Der Jurist warnt, dass die Belastung eines sechsten Arbeitstags in der Woche die Sicherheitsrisiken für die Arbeitnehmer in der Industrie erhöht. Schon jetzt ist die Zahl der Arbeitsunfälle in Griechenland hoch. Im Jahr 2023 verunglückten 179 Arbeitnehmer bei tödlichen Arbeitsunfällen. Im Jahr zuvor waren es 104 Todesfälle.
Moderne Sklaverei?
Die niedrigen Löhne, die begrenzten Karrieremöglichkeiten und die immer längeren Arbeitszeiten ohne nennenswerten Lohnausgleich zwingen viele Griechen ins Ausland. Und immer mehr verweigern die Arbeit im Tourismus, weil sich die Arbeitsbedingungen dort wie moderne Sklaverei anfühlen.
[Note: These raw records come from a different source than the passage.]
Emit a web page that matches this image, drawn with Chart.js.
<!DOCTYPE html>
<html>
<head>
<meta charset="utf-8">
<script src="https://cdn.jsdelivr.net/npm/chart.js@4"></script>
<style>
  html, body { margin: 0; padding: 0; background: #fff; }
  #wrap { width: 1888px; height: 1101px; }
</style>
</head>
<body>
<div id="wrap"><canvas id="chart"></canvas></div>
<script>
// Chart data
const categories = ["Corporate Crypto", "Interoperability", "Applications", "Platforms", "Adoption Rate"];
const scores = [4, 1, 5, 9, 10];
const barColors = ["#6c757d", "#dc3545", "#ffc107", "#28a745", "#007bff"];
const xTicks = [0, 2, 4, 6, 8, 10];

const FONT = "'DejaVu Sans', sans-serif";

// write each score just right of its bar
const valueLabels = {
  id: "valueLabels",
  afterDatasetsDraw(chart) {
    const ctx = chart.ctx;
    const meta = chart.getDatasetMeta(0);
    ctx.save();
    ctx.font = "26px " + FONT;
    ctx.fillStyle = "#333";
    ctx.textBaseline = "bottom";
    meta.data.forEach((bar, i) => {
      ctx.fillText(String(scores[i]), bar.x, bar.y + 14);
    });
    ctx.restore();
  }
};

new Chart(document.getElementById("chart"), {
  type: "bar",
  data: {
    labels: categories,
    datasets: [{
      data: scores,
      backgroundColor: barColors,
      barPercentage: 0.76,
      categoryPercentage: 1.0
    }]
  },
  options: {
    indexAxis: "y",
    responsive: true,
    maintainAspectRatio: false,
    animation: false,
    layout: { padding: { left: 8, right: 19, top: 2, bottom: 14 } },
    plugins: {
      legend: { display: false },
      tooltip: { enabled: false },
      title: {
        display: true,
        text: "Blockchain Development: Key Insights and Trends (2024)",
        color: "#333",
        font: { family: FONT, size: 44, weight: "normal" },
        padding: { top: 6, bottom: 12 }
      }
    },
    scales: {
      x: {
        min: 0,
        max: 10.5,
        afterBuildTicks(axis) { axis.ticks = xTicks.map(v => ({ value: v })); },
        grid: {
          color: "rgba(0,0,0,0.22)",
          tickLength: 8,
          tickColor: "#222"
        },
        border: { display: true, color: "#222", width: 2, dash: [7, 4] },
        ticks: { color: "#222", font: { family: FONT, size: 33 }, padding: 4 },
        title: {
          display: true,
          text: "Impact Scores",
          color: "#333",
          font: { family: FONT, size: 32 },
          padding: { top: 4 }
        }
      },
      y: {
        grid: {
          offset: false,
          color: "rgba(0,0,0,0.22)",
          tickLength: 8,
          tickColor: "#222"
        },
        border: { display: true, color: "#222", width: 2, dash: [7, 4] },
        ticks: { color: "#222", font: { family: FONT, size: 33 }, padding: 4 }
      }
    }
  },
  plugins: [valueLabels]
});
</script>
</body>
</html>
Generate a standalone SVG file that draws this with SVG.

Auf beliebten Urlaubsinseln wie Mykonos und Santorini müssen die Saisonarbeitnehmer schon jetzt sieben Tage die Woche schuften. Darüber hinaus sind sie oft in überfüllten Unterkünften untergebracht. Nicht selten teilen sich zehn Arbeitnehmer einen einzigen Raum zum Schlafen und Wohnen. Doch wenigstens auf Mykonos ist die Bezahlung gut, was auf weniger renommierte Urlaubsorte nicht zutrifft. Darum können Hoteliers in Gegenden wie der bei Urlaubern beliebten Halbinsel Chalkidiki in Nordgriechenland nicht genug Arbeitskräfte finden. Viele konnten ihre Hotels und Restaurants in diesem Sommer daher erst mit Verspätung öffnen.